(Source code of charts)
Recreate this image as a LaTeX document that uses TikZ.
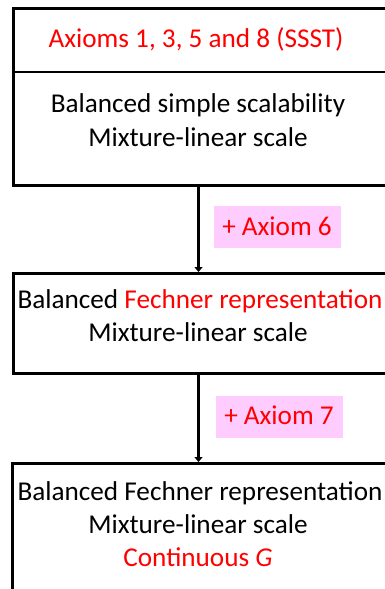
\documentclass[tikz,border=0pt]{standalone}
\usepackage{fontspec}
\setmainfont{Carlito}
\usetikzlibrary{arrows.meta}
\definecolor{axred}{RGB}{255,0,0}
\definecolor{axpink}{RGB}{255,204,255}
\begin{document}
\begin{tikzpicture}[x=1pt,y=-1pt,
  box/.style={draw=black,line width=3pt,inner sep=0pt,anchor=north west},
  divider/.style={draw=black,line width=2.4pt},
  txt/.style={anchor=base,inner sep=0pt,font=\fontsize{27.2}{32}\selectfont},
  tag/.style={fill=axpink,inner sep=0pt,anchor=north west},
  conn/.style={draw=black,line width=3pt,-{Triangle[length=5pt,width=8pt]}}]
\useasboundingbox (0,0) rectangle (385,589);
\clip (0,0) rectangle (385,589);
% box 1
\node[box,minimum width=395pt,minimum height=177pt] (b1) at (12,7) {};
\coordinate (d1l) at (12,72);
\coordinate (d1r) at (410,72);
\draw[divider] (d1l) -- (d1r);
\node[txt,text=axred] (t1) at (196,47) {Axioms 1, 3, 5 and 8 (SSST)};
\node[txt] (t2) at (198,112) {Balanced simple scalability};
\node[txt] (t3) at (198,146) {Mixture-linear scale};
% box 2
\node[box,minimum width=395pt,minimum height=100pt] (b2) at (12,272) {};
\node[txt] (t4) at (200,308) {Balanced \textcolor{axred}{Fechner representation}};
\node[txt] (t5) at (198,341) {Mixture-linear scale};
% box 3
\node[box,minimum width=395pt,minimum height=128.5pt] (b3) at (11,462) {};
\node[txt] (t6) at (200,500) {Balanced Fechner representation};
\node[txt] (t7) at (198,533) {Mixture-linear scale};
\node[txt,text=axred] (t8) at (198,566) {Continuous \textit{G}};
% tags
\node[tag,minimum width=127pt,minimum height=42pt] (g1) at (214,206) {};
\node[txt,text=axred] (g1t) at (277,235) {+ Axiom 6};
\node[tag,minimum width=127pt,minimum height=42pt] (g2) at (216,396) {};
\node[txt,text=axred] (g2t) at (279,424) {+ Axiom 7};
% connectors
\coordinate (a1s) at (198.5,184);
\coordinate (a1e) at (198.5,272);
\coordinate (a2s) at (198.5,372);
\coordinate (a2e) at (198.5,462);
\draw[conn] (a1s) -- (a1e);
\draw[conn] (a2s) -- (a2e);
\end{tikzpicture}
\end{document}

--

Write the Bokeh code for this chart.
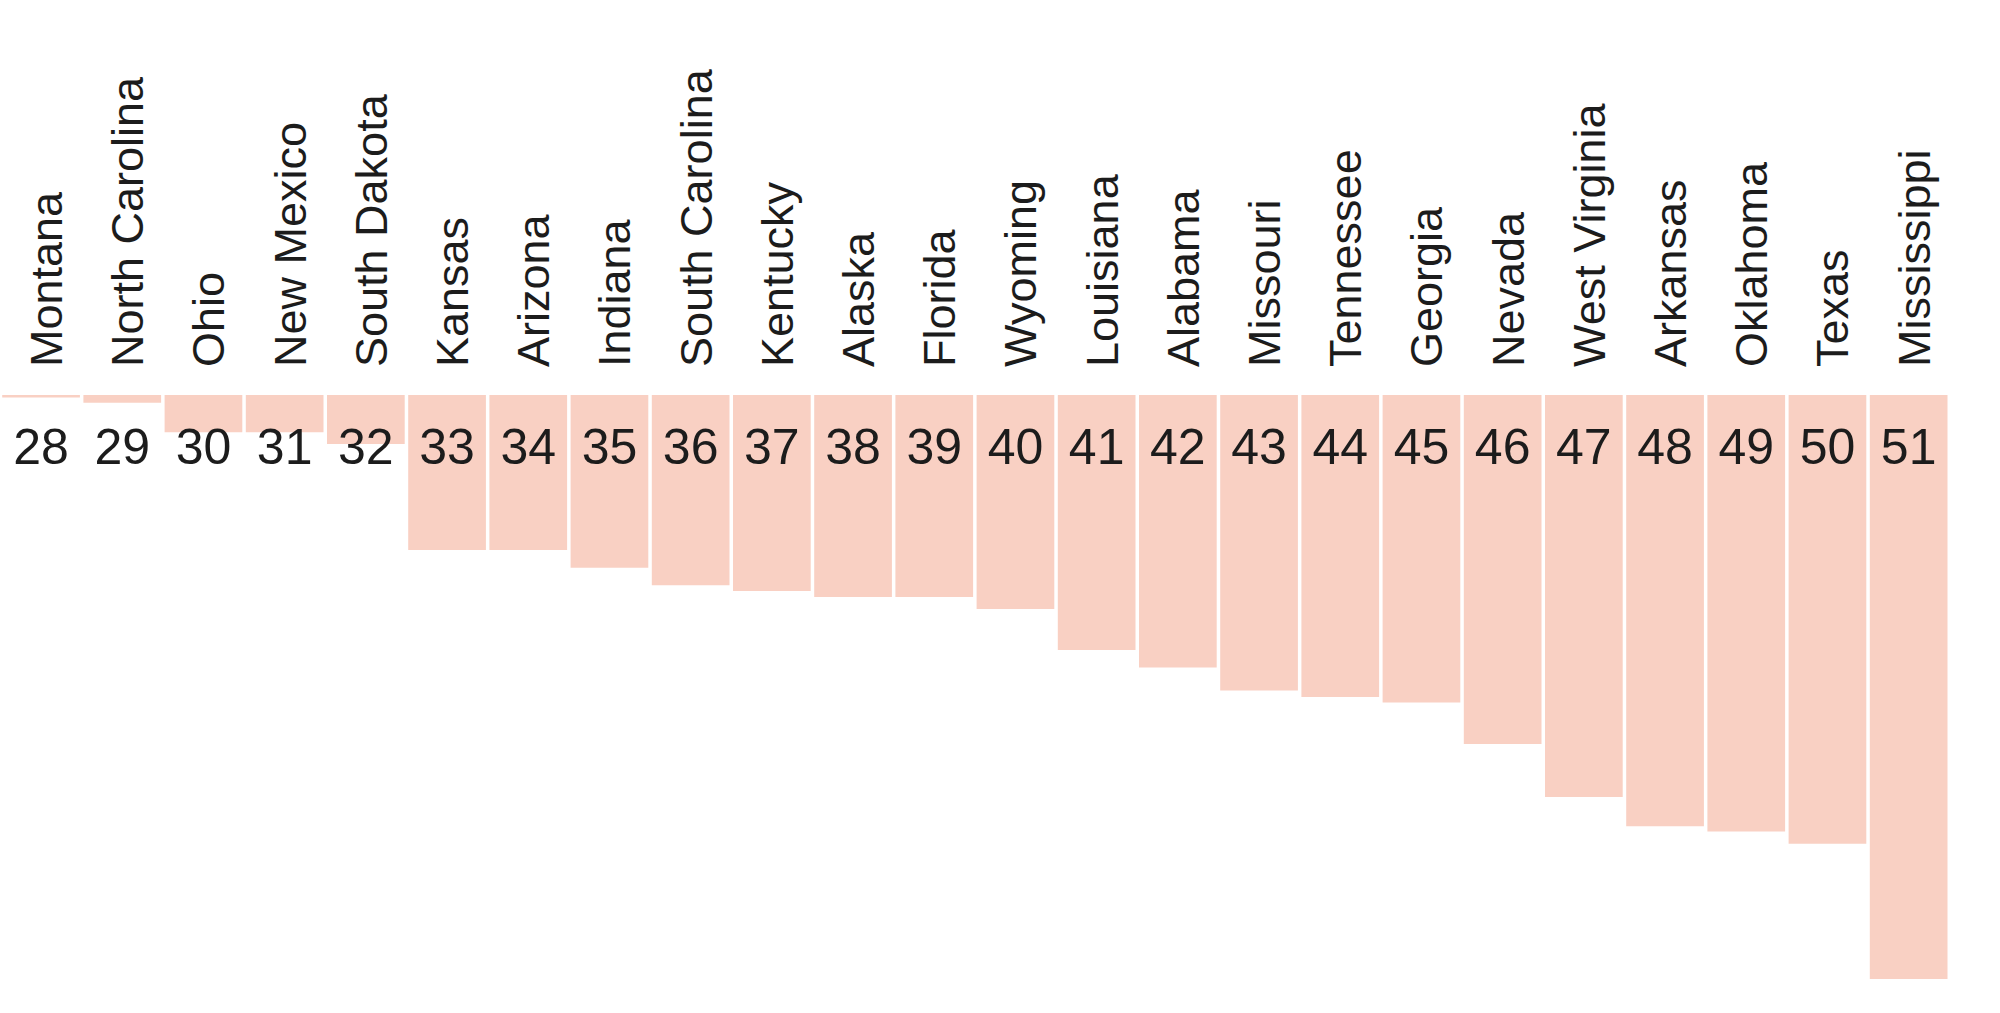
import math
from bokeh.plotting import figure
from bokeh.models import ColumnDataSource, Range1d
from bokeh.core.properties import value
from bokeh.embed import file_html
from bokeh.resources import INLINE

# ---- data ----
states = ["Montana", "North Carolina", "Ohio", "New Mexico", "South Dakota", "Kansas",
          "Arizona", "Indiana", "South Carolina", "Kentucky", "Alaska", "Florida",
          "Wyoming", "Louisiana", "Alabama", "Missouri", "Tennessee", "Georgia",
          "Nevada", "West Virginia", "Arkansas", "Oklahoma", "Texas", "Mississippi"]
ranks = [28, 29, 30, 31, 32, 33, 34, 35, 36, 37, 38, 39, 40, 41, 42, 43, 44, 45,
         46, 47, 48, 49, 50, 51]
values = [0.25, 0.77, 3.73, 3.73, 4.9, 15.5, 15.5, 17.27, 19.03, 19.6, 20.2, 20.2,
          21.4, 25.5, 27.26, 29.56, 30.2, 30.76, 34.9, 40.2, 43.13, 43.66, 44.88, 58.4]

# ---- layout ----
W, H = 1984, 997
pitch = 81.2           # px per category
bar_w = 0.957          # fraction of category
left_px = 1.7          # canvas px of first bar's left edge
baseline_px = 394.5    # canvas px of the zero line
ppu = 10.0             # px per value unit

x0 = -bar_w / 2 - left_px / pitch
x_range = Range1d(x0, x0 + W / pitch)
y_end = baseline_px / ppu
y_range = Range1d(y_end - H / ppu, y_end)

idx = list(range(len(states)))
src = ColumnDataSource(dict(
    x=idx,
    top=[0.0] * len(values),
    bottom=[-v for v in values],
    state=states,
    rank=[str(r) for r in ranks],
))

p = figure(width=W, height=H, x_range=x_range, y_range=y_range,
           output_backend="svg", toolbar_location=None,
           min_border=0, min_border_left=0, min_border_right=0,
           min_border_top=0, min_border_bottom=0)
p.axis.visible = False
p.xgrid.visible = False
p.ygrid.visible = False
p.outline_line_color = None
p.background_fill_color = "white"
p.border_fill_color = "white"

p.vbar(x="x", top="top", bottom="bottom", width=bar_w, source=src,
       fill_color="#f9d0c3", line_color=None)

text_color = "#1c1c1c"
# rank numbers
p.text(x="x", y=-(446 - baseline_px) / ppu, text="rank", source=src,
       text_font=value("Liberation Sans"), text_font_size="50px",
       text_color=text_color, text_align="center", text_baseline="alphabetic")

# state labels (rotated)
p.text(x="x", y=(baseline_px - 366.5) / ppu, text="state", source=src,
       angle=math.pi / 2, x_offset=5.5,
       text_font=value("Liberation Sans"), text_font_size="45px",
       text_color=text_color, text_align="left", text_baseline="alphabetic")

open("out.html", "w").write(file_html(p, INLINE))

REQUIRED TASK. Start at the line containing "Write the Bokeh code for this chart." and stop at the line containing "from bokeh.resources import INLINE"; transcribe those lines exactly, skipping pictures.

RESULT.
Write the Bokeh code for this chart.
import math
from bokeh.plotting import figure
from bokeh.models import ColumnDataSource, Range1d
from bokeh.core.properties import value
from bokeh.embed import file_html
from bokeh.resources import INLINE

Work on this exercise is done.